Otto Alhava from Fira also sees a lot of opportunities in AR given that BIM information content can be brought up to date. Though he finds BIM to generally be a step in the right direction—as it brings together all the parties involved—he also emphasizes that it is not the all-encompassing vault of knowledge it is often thought to be.
“BIM shouldn’t be made into a monolith if we want it to be applicable on construction sites. It is important to deliver only the necessary information relevant to the receiving worker’s job in an easy-to-use operating system. There is also room for improvement in the site information networks and maintenance of the BIMs.”
Alhava thinks that AR is a useful tool for checking installations or planning work. For example, the application can be used for finding out if pipes or equipment have been installed in the correct place.
On the other hand, the feedback for the pilot project asks for better measuring accuracy and more specific measuring information directly from the screen. The experiment also showed how challenging it is to execute a practical BIM on a small mobile screen.
“At this stage, the BIM itself doesn’t yet contain all the measurements that need to be shown to the user. Any necessary furniture measurements were thus added as separate images to the AR view, and the user could then enlarge those images at will,” senior scientist Mika Hakkarainen from VTT says.
“AR solutions are developing at a tremendous speed and we can expect several improvements in the coming months,” Alhava adds.

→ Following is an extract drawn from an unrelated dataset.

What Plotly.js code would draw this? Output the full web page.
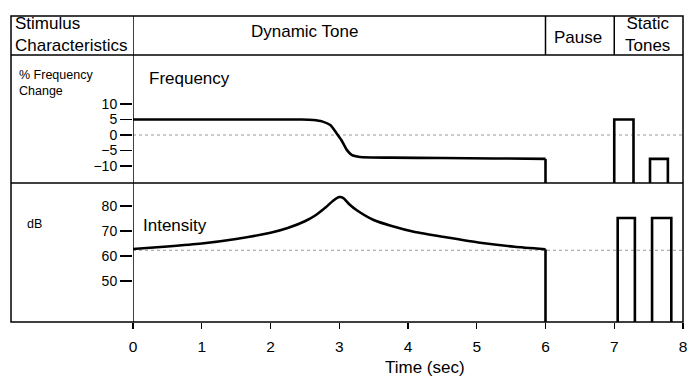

According to Alhava, the original goal of allowing efficient information transfer in real-time to the construction site has been crystallized over the course of the project.
“The greatest benefit of the KIRA digital project has been understanding how important it is to integrate all of our BIMs into an open data platform, so that the information is quickly available to everyone in a digital format,” Alhava says.
“We want to know what installations, for example, the electrician has made in a certain time frame. Respectively, the workers need to receive the information they need for the installation they must perform on the site. Also, users should be able to add feedback to the BIM on the go, so we need applications that enable a two-way information transfer.”
Modern information technology will be able to help workers in many tasks in the future.
“For example, AI can be used to find measurement errors or to give warnings about changes in the local conditions. We are currently looking into using a helmet camera to transfer information to the cloud daily, and utilizing sensor technology for managing information about the site conditions. We are also promoting digital information transfer to the construction workers and foremen through a SiteDrive application developed by Fira.”
Additional information: www.vtt.fi/multimedia
A marker is matrix-shaped intelligent code that can be used by a worker to download BIM information of, for example, a bathroom to their mobile device. Such a marker also helps to bring together the 3D world and the real world (e.g., the bathroom).